• Short problem: Omit all images, then return the remaining material exactly as it stands.

• Provided material:
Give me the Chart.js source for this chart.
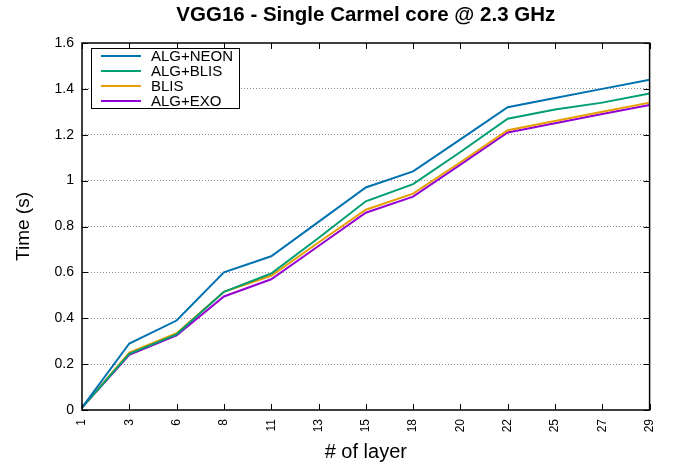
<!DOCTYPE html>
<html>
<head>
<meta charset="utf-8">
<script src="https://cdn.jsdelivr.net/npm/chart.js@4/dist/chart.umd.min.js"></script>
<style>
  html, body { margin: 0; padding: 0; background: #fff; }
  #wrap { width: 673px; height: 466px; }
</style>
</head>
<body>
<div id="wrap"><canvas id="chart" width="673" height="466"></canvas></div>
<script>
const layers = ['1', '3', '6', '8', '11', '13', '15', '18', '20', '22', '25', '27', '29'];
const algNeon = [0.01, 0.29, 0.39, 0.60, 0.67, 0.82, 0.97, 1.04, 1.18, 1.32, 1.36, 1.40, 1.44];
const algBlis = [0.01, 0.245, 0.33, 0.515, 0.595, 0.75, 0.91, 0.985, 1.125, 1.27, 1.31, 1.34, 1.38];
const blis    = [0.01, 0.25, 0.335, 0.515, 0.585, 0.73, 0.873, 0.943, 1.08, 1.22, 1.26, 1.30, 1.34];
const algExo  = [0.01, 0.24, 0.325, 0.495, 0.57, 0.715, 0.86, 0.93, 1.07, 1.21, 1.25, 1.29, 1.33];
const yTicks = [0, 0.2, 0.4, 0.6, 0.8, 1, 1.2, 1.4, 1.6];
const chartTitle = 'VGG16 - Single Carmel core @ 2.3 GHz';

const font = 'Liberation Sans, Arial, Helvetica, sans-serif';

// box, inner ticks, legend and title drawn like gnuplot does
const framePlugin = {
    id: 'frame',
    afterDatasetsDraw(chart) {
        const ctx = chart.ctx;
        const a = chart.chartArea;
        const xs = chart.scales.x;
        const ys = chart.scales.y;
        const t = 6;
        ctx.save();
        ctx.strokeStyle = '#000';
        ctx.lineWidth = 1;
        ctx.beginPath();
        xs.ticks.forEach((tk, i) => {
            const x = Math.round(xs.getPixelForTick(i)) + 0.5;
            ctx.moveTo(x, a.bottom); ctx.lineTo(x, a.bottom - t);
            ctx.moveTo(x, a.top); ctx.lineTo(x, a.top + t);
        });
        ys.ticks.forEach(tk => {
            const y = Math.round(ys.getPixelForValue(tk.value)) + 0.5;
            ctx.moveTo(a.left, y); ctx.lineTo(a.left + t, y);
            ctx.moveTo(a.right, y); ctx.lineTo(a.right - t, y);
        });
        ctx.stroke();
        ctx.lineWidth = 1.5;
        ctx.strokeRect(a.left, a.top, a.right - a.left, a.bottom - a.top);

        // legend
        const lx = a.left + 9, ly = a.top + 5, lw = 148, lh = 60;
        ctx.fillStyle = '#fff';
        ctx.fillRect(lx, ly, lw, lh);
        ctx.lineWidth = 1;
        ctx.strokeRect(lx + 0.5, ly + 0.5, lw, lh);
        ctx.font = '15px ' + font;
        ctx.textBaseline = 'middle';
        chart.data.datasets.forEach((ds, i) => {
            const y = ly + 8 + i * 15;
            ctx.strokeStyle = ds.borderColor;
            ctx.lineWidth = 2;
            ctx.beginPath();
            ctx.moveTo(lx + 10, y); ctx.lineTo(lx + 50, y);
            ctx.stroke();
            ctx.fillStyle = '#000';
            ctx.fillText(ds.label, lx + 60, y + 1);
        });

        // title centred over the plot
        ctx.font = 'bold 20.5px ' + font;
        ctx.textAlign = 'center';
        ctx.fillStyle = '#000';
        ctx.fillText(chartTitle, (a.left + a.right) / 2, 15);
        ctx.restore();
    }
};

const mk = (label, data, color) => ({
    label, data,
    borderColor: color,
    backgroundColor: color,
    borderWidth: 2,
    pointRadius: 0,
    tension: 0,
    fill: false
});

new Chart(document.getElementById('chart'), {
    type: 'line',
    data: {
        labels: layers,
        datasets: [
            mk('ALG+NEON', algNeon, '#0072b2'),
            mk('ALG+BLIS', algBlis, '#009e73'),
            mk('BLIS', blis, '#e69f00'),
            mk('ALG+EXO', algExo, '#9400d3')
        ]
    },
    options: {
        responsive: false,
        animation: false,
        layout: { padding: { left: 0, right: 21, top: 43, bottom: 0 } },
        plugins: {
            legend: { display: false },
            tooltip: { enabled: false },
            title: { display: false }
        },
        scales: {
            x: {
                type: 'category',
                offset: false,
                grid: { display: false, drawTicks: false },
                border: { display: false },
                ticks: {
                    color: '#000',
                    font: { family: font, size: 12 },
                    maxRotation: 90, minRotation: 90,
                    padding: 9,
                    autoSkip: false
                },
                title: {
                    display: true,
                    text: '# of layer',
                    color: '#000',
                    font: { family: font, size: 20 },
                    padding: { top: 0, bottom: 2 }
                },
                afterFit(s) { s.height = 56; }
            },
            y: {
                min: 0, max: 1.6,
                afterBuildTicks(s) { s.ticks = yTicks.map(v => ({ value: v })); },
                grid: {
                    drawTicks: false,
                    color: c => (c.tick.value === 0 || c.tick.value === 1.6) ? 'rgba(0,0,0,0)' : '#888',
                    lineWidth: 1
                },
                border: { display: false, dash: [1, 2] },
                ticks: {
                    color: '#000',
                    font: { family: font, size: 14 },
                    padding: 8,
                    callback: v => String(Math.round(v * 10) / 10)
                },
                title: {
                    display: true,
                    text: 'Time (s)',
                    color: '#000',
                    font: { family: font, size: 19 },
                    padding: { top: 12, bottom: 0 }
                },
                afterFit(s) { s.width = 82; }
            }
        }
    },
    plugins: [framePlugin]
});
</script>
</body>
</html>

• Response to this exercise:
Give me the Chart.js source for this chart.
<!DOCTYPE html>
<html>
<head>
<meta charset="utf-8">
<script src="https://cdn.jsdelivr.net/npm/chart.js@4/dist/chart.umd.min.js"></script>
<style>
  html, body { margin: 0; padding: 0; background: #fff; }
  #wrap { width: 673px; height: 466px; }
</style>
</head>
<body>
<div id="wrap"><canvas id="chart" width="673" height="466"></canvas></div>
<script>
const layers = ['1', '3', '6', '8', '11', '13', '15', '18', '20', '22', '25', '27', '29'];
const algNeon = [0.01, 0.29, 0.39, 0.60, 0.67, 0.82, 0.97, 1.04, 1.18, 1.32, 1.36, 1.40, 1.44];
const algBlis = [0.01, 0.245, 0.33, 0.515, 0.595, 0.75, 0.91, 0.985, 1.125, 1.27, 1.31, 1.34, 1.38];
const blis    = [0.01, 0.25, 0.335, 0.515, 0.585, 0.73, 0.873, 0.943, 1.08, 1.22, 1.26, 1.30, 1.34];
const algExo  = [0.01, 0.24, 0.325, 0.495, 0.57, 0.715, 0.86, 0.93, 1.07, 1.21, 1.25, 1.29, 1.33];
const yTicks = [0, 0.2, 0.4, 0.6, 0.8, 1, 1.2, 1.4, 1.6];
const chartTitle = 'VGG16 - Single Carmel core @ 2.3 GHz';

const font = 'Liberation Sans, Arial, Helvetica, sans-serif';

// box, inner ticks, legend and title drawn like gnuplot does
const framePlugin = {
    id: 'frame',
    afterDatasetsDraw(chart) {
        const ctx = chart.ctx;
        const a = chart.chartArea;
        const xs = chart.scales.x;
        const ys = chart.scales.y;
        const t = 6;
        ctx.save();
        ctx.strokeStyle = '#000';
        ctx.lineWidth = 1;
        ctx.beginPath();
        xs.ticks.forEach((tk, i) => {
            const x = Math.round(xs.getPixelForTick(i)) + 0.5;
            ctx.moveTo(x, a.bottom); ctx.lineTo(x, a.bottom - t);
            ctx.moveTo(x, a.top); ctx.lineTo(x, a.top + t);
        });
        ys.ticks.forEach(tk => {
            const y = Math.round(ys.getPixelForValue(tk.value)) + 0.5;
            ctx.moveTo(a.left, y); ctx.lineTo(a.left + t, y);
            ctx.moveTo(a.right, y); ctx.lineTo(a.right - t, y);
        });
        ctx.stroke();
        ctx.lineWidth = 1.5;
        ctx.strokeRect(a.left, a.top, a.right - a.left, a.bottom - a.top);

        // legend
        const lx = a.left + 9, ly = a.top + 5, lw = 148, lh = 60;
        ctx.fillStyle = '#fff';
        ctx.fillRect(lx, ly, lw, lh);
        ctx.lineWidth = 1;
        ctx.strokeRect(lx + 0.5, ly + 0.5, lw, lh);
        ctx.font = '15px ' + font;
        ctx.textBaseline = 'middle';
        chart.data.datasets.forEach((ds, i) => {
            const y = ly + 8 + i * 15;
            ctx.strokeStyle = ds.borderColor;
            ctx.lineWidth = 2;
            ctx.beginPath();
            ctx.moveTo(lx + 10, y); ctx.lineTo(lx + 50, y);
            ctx.stroke();
            ctx.fillStyle = '#000';
            ctx.fillText(ds.label, lx + 60, y + 1);
        });

        // title centred over the plot
        ctx.font = 'bold 20.5px ' + font;
        ctx.textAlign = 'center';
        ctx.fillStyle = '#000';
        ctx.fillText(chartTitle, (a.left + a.right) / 2, 15);
        ctx.restore();
    }
};

const mk = (label, data, color) => ({
    label, data,
    borderColor: color,
    backgroundColor: color,
    borderWidth: 2,
    pointRadius: 0,
    tension: 0,
    fill: false
});

new Chart(document.getElementById('chart'), {
    type: 'line',
    data: {
        labels: layers,
        datasets: [
            mk('ALG+NEON', algNeon, '#0072b2'),
            mk('ALG+BLIS', algBlis, '#009e73'),
            mk('BLIS', blis, '#e69f00'),
            mk('ALG+EXO', algExo, '#9400d3')
        ]
    },
    options: {
        responsive: false,
        animation: false,
        layout: { padding: { left: 0, right: 21, top: 43, bottom: 0 } },
        plugins: {
            legend: { display: false },
            tooltip: { enabled: false },
            title: { display: false }
        },
        scales: {
            x: {
                type: 'category',
                offset: false,
                grid: { display: false, drawTicks: false },
                border: { display: false },
                ticks: {
                    color: '#000',
                    font: { family: font, size: 12 },
                    maxRotation: 90, minRotation: 90,
                    padding: 9,
                    autoSkip: false
                },
                title: {
                    display: true,
                    text: '# of layer',
                    color: '#000',
                    font: { family: font, size: 20 },
                    padding: { top: 0, bottom: 2 }
                },
                afterFit(s) { s.height = 56; }
            },
            y: {
                min: 0, max: 1.6,
                afterBuildTicks(s) { s.ticks = yTicks.map(v => ({ value: v })); },
                grid: {
                    drawTicks: false,
                    color: c => (c.tick.value === 0 || c.tick.value === 1.6) ? 'rgba(0,0,0,0)' : '#888',
                    lineWidth: 1
                },
                border: { display: false, dash: [1, 2] },
                ticks: {
                    color: '#000',
                    font: { family: font, size: 14 },
                    padding: 8,
                    callback: v => String(Math.round(v * 10) / 10)
                },
                title: {
                    display: true,
                    text: 'Time (s)',
                    color: '#000',
                    font: { family: font, size: 19 },
                    padding: { top: 12, bottom: 0 }
                },
                afterFit(s) { s.width = 82; }
            }
        }
    },
    plugins: [framePlugin]
});
</script>
</body>
</html>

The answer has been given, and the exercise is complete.